I highly recommended it.
For the price of the three days at Retallack, I can fly to Italy for a week of riding with my better half.
To each their own though. If ya got the $$$, spend it as you please.
Photos were all time. Got tot hang out with Amaury Pierron in the lodge a bit too.
[Reply]
I means that's in our global context, it's f*cking not adapted to use helicopter to ride, even more for professional riders who ride for mtb brands
So yeah, Blexef is on target, this is a silly video that glorifies the use of helicopters and giant UTes over the use of muscle power.
10 -20 liters of gazoline / 100 km for a shuttle truck VS 180 liters of kerosene / hour for a small helicopter
To take or not to take helicopters shuttle will not change the world. But it seems to be basic to take care about our playground
So biking is NOT a planet friendly activity as it turns out, so which leg you gonna stand on now? Give up biking and preach all you want, or admire the pretty helicopter and just admit you are a bit envious of those guys!
You want to stop global warming, or climate change, then go to the source of the problem, the quiet wealthy families that control most of the large corporations that are laying waste to our planet. Or the US military which pollutes more that 140 countries COMBINED, they buy over a quarter of a million barrels of oil per day, PER DAY!

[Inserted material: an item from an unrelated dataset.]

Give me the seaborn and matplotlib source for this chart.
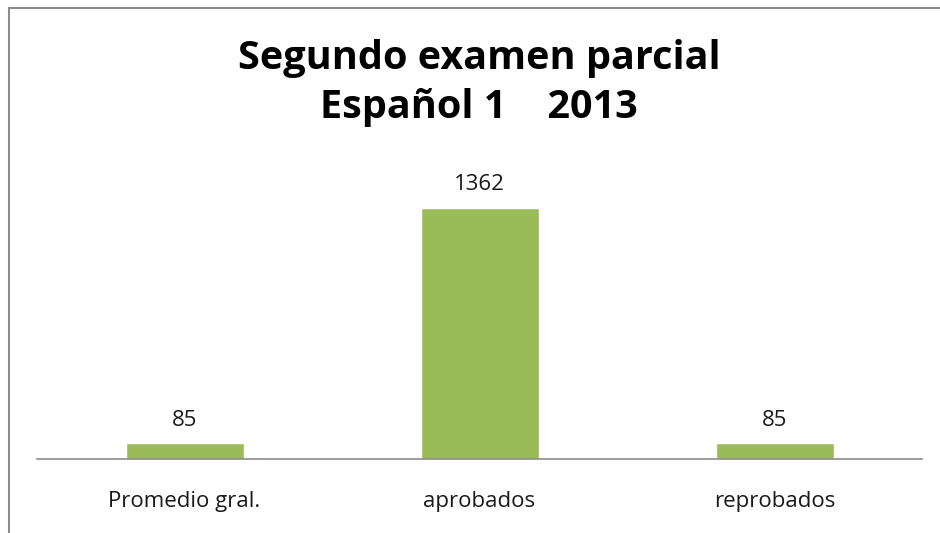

Now to address your "total nonsense" statement, my comparison is very logical as I will explain. To start, where do you get your food from? I am going to assume mostly from grocery stores like the rest of us, or even local markets maybe? Lets say you a very very green individual for the sake of argument then, and make this as fair as possible.
You to down to the market on your bike of course, eschewing the car to minimise your carbon footprint. You buy some great fruit and veg and back to your home. So your bike is heavily subsidised by oil of course, the things that are needed to manufacture a bike do not come easy. Then your fruit and veg are in the oild picture with the tractors to work the fields, the transport to get your food to market, the roads built for easy of that transport etc.
Ok that's fruit and veg, what about the rest, bread, eggs, canned goods, pasta, ALL subsidised by oil to get the goods out of the ground, processed, transported and into your hungry hands. A very big item that most people don't seem to grasp is our civilisation is built and run on energy. Almost all of that energy is provided by oil as it is the only way we have found to produce enough energy cheaply enough to run our culture.
Absolutely everything you do every day is about oil and nothing else, if you pulled oil out of society it shuts down and chaos ensues. Moving food around this planet does exponentially more damage than recreational flying or recreational anything that involves engines really. Joe and Jane average are not the problem, corporations are the problem.
And to finish, the way our society grows food is fundamentally flawed, just imagine if all the trucks stopped running how quickly we would all run out of food.